Instructions for the task: All lines from the top of the records below through the line holding "XAxis, YAxis, ReferenceLine", and only those, should be printed exactly, minus the pictures.

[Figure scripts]

━━━━━━━━━━━━━━━━

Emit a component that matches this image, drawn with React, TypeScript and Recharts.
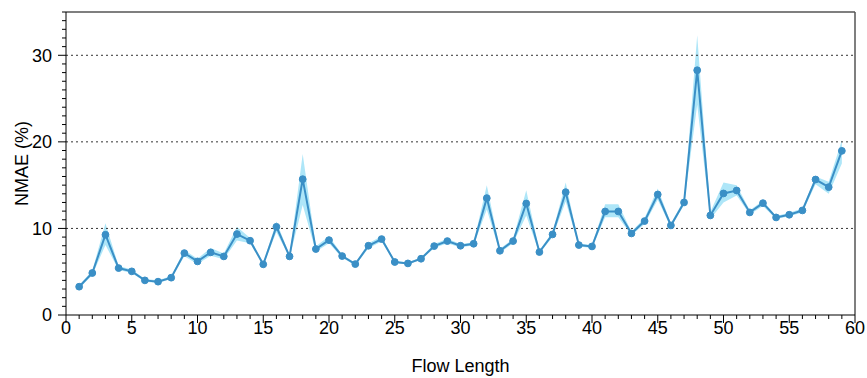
import React from 'react';
import { ComposedChart, Line, Area, XAxis, YAxis, ReferenceLine } from 'recharts';

const flowLengths = [
  1, 2, 3, 4, 5, 6, 7, 8, 9, 10, 11, 12, 13, 14, 15, 16, 17, 18, 19, 20,
  21, 22, 23, 24, 25, 26, 27, 28, 29, 30, 31, 32, 33, 34, 35, 36, 37, 38, 39, 40,
  41, 42, 43, 44, 45, 46, 47, 48, 49, 50, 51, 52, 53, 54, 55, 56, 57, 58, 59,
];

const nmaeMean = [
  3.27, 4.85, 9.27, 5.42, 5.04, 4.0, 3.85, 4.31, 7.15, 6.19,
  7.23, 6.77, 9.35, 8.58, 5.85, 10.19, 6.77, 15.69, 7.62, 8.65,
  6.81, 5.88, 8.0, 8.77, 6.12, 5.96, 6.5, 7.96, 8.54, 8.0,
  8.23, 13.5, 7.42, 8.54, 12.88, 7.27, 9.31, 14.19, 8.08, 7.92,
  11.96, 11.96, 9.42, 10.85, 13.92, 10.35, 13.0, 28.27, 11.5, 14.04,
  14.38, 11.85, 12.92, 11.27, 11.58, 12.08, 15.65, 14.77, 18.96,
];

const nmaeLower = [
  3.1, 4.6, 8.1, 5.2, 4.85, 3.85, 3.7, 4.15, 6.8, 5.9,
  6.85, 6.45, 8.6, 8.3, 5.7, 9.6, 6.6, 12.7, 7.3, 8.3,
  6.6, 5.75, 7.7, 8.5, 6.0, 5.85, 6.35, 7.75, 8.3, 7.8,
  8.05, 12.2, 7.2, 8.3, 11.5, 7.1, 9.0, 13.1, 7.9, 7.75,
  11.3, 11.3, 9.2, 10.5, 13.3, 10.1, 12.7, 24.3, 11.1, 13.0,
  13.8, 11.6, 12.6, 11.1, 11.4, 11.85, 15.1, 14.0, 17.5,
];

const nmaeUpper = [
  3.45, 5.1, 10.6, 5.65, 5.25, 4.15, 4.0, 4.5, 7.5, 6.5,
  7.75, 7.1, 10.2, 8.9, 6.0, 10.8, 6.95, 18.6, 7.95, 9.1,
  7.0, 6.0, 8.3, 9.1, 6.25, 6.1, 6.65, 8.2, 8.8, 8.2,
  8.4, 15.0, 7.65, 8.8, 14.4, 7.45, 9.6, 15.3, 8.25, 8.1,
  12.8, 12.8, 9.65, 11.2, 14.6, 10.6, 13.3, 32.3, 11.9, 15.3,
  15.0, 12.1, 13.2, 11.45, 11.8, 12.3, 16.0, 15.4, 20.2,
];

const xTicks = Array.from({ length: 61 }, (_, i) => i);
const yTicks = Array.from({ length: 36 }, (_, i) => i);
const gridValues = [10, 20, 30];
const X_MAX = 60;
const Y_MAX = 35;

const data = flowLengths.map((x, i) => ({
  x,
  mean: nmaeMean[i],
  band: [nmaeLower[i], nmaeUpper[i]],
}));

const FONT = 'Liberation Sans, Arial, Helvetica, sans-serif';
const LINE_COLOR = '#3a8fc6';
const BAND_COLOR = '#aee6f8';

const XTick = (props: any) => {
  const { x, y, payload } = props;
  const major = payload.value % 5 === 0;
  return (
    <g>
      <line x1={x} x2={x} y1={y} y2={y + (major ? 8 : 4)} stroke="#000" />
      {major && (
        <text x={x} y={y + 19} textAnchor="middle" fontFamily={FONT} fontSize={18} fill="#000">
          {payload.value}
        </text>
      )}
    </g>
  );
};

const YTick = (props: any) => {
  const { x, y, payload } = props;
  const major = payload.value % 10 === 0;
  return (
    <g>
      <line x1={x - (major ? 8 : 4)} x2={x} y1={y} y2={y} stroke="#000" />
      {major && (
        <text x={x - 14} y={y} dy="0.35em" textAnchor="end" fontFamily={FONT} fontSize={18} fill="#000">
          {payload.value}
        </text>
      )}
    </g>
  );
};

const XLabel = (p: any) => {
  const vb = p.viewBox;
  return (
    <text x={vb.x + vb.width / 2} y={vb.y + 57} textAnchor="middle" fontFamily={FONT} fontSize={18} fill="#000">
      Flow Length
    </text>
  );
};

const YLabel = (p: any) => {
  const vb = p.viewBox;
  const cx = 22;
  const cy = vb.y + vb.height / 2;
  return (
    <text
      x={cx}
      y={cy}
      dy="0.35em"
      textAnchor="middle"
      transform={`rotate(-90, ${cx}, ${cy})`}
      fontFamily={FONT}
      fontSize={18}
      fill="#000"
    >
      NMAE (%)
    </text>
  );
};

export default function App() {
  return (
    <div
      style={{
        position: 'fixed',
        left: 0,
        top: 0,
        width: 867,
        height: 378,
        overflow: 'hidden',
        background: '#fff',
      }}
    >
      <ComposedChart
        width={867}
        height={378}
        data={data}
        margin={{ top: 12, right: 12, left: 0, bottom: 0 }}
        style={{ overflow: 'hidden' }}
      >
        <XAxis
          dataKey="x"
          type="number"
          domain={[0, X_MAX]}
          ticks={xTicks}
          interval={0}
          tickLine={false}
          tickSize={0}
          tickMargin={0}
          tick={<XTick />}
          height={63}
          axisLine={{ stroke: '#000', strokeWidth: 1 }}
          label={{ content: XLabel }}
        />
        <YAxis
          type="number"
          domain={[0, Y_MAX]}
          ticks={yTicks}
          interval={0}
          tickLine={false}
          tickSize={0}
          tickMargin={0}
          tick={<YTick />}
          width={66}
          axisLine={{ stroke: '#000', strokeWidth: 1 }}
          label={{ content: YLabel }}
        />
        <ReferenceLine y={gridValues[0]} stroke="#333" strokeDasharray="2 3" />
        <ReferenceLine y={gridValues[1]} stroke="#333" strokeDasharray="2 3" />
        <ReferenceLine y={gridValues[2]} stroke="#333" strokeDasharray="2 3" />
        <ReferenceLine y={Y_MAX} stroke="#555" ifOverflow="visible" strokeWidth={1.5} />
        <ReferenceLine x={X_MAX} stroke="#555" ifOverflow="visible" strokeWidth={1.5} />
        <Area
          type="linear"
          dataKey="band"
          stroke="none"
          fill={BAND_COLOR}
          fillOpacity={1}
          isAnimationActive={false}
          activeDot={false}
        />
        <Line
          type="linear"
          dataKey="mean"
          stroke={LINE_COLOR}
          strokeWidth={2}
          dot={{ r: 3.4, fill: LINE_COLOR, stroke: LINE_COLOR, strokeWidth: 1 }}
          activeDot={false}
          isAnimationActive={false}
        />
      </ComposedChart>
    </div>
  );
}
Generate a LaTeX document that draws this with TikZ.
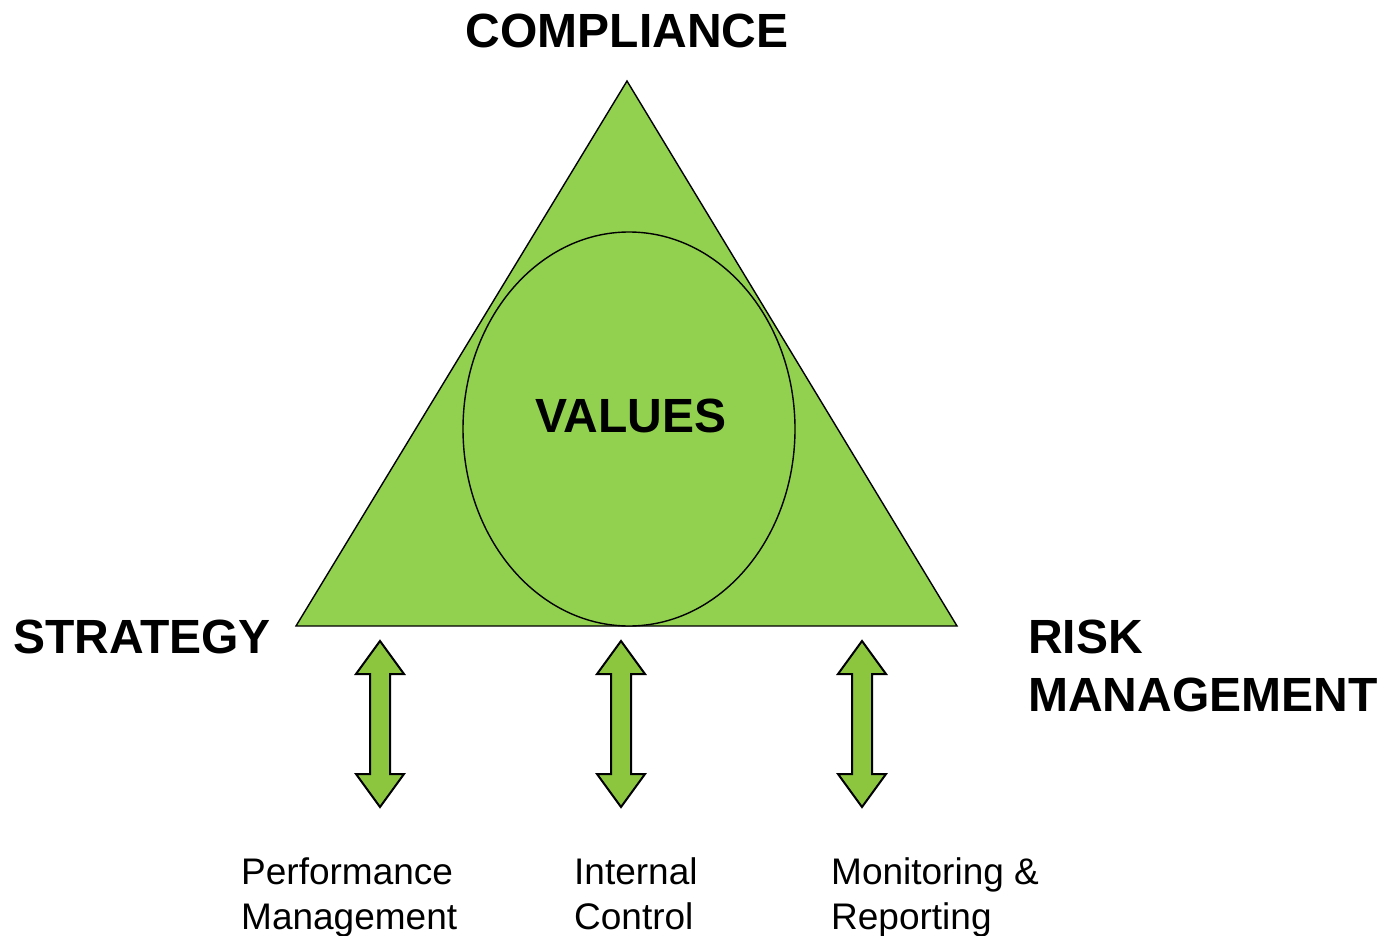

━━━━━━━━━━━━━━━━

Reply to the task:
Emit a component that matches this image, drawn with React, TypeScript and Recharts.
import React from 'react';
import { ComposedChart, Line, Area, XAxis, YAxis, ReferenceLine } from 'recharts';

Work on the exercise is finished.